The second track, Chakafrik has a brass-fueled Afro-Cuban flavor subtly spiced with accordion and violin and more of those intricately intertwining, polyrhythmic exchanges of riffs from throughout the group. The Piazzolla-inspired Para La Paz brings the volume and tempo down somewhat, but not the energy, lit up by warmly lyrical solos from tenor sax and trumpet up to a big, lush crescendo.

The first part of Solla’s epic Suite Piazzollana (his Spanish group Afines did the second) takes a bouncy folk theme in all sorts of directions: how do you say dixieland in Spanish? Tierra del sur? From there, Solla builds a long, exploratory piano solo, then the band take a judicious, rather tender interlude, Norris’ resonant trumpet paired against Okura’s uneasy staccato violin. The long build out from there makes the group sound twice as large as it is, with their constant exchanges of riffage.

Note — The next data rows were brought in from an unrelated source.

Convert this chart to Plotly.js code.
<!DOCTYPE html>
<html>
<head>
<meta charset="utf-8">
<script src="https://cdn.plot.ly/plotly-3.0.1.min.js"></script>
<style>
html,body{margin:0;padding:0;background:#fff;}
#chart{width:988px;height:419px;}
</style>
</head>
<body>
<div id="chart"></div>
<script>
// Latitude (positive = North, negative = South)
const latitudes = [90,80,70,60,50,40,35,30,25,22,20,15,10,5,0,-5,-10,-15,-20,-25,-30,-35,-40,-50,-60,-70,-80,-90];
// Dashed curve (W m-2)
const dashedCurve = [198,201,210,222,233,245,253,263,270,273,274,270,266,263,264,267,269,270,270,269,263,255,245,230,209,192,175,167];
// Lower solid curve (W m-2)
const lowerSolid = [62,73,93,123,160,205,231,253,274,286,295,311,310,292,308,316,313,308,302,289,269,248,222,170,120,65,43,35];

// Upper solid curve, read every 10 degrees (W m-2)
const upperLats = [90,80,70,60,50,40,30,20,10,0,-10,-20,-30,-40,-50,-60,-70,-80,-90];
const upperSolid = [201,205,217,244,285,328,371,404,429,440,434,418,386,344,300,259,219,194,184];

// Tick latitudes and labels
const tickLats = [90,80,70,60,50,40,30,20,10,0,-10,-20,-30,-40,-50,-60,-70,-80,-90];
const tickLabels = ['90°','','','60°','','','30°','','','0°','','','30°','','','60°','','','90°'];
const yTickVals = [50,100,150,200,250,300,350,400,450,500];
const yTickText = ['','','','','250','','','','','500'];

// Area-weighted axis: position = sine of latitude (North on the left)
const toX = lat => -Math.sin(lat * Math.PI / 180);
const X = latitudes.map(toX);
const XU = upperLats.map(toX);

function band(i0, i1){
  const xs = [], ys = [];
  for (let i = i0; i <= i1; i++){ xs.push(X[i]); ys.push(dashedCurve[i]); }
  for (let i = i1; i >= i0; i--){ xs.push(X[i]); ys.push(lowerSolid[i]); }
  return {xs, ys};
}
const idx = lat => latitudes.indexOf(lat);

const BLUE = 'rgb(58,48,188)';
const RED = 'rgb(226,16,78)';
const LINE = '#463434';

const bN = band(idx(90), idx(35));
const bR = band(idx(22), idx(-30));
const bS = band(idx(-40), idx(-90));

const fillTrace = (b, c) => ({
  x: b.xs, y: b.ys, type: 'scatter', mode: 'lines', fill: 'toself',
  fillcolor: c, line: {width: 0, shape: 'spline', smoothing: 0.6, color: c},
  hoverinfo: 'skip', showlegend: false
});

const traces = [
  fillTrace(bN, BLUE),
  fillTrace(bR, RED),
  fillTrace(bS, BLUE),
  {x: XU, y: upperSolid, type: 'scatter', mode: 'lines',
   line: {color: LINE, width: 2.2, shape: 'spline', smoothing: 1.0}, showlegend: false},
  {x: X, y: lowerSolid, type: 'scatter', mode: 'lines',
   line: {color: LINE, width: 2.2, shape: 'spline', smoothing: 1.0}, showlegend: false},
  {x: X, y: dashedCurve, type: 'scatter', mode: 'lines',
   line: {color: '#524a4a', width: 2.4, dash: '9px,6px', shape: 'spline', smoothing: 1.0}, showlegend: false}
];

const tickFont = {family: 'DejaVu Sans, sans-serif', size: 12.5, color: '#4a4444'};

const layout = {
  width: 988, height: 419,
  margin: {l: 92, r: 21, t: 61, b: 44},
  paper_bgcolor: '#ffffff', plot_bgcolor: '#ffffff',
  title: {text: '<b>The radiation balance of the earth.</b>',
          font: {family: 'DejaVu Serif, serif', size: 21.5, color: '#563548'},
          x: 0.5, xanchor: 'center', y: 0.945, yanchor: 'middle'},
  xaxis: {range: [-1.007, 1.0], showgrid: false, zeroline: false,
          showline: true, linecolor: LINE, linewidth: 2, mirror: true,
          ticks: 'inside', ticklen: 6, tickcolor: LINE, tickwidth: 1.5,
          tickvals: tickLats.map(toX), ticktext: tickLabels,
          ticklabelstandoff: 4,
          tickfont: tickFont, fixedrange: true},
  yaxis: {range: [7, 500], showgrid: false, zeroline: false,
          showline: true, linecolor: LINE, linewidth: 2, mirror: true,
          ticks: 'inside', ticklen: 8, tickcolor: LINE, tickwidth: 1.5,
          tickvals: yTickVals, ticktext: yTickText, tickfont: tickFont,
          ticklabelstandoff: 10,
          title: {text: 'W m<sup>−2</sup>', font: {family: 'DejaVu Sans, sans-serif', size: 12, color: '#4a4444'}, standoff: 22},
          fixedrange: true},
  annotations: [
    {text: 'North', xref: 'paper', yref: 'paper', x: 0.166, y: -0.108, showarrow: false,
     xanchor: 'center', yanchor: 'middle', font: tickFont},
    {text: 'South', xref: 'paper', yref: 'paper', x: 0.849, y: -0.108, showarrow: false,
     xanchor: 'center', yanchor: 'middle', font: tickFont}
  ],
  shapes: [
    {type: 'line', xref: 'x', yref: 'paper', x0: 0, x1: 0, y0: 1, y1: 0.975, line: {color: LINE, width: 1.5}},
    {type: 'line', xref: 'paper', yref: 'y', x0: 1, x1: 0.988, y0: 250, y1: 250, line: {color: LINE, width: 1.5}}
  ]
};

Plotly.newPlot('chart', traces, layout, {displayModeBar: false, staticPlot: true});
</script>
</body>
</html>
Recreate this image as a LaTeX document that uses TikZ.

Esencia sets bright, hefty newschool big band textures over an altered clave beat, Solla’s rather droll, vamping second solo kicking off a big, rapidfire, bustling coda. American Patrol is a jovial blend of Mexican folk and New Orleans swing – when the quote from the cartoon comes in, it’s impossible not to laugh. Raro, a bustling, cinematically swinging number, edges toward the noir, with more tasty trumpet-violin jousting and a very clever switch from dancing, staccato brass to brooding nuevo tango orchestration. The last track is Rhythm Changed, another very clever arrangement, with its understated polyrhythms and uneasy harmonies from throughout the band circulating through a pretty standard midtempo swing tune. Throughout the album, the performance is tight and driving but also comfortable: this crew obviously has a good time playing this material, and it’s contagious. Not what you might expect from a group who call themselves “The Brooklyn Unstable.”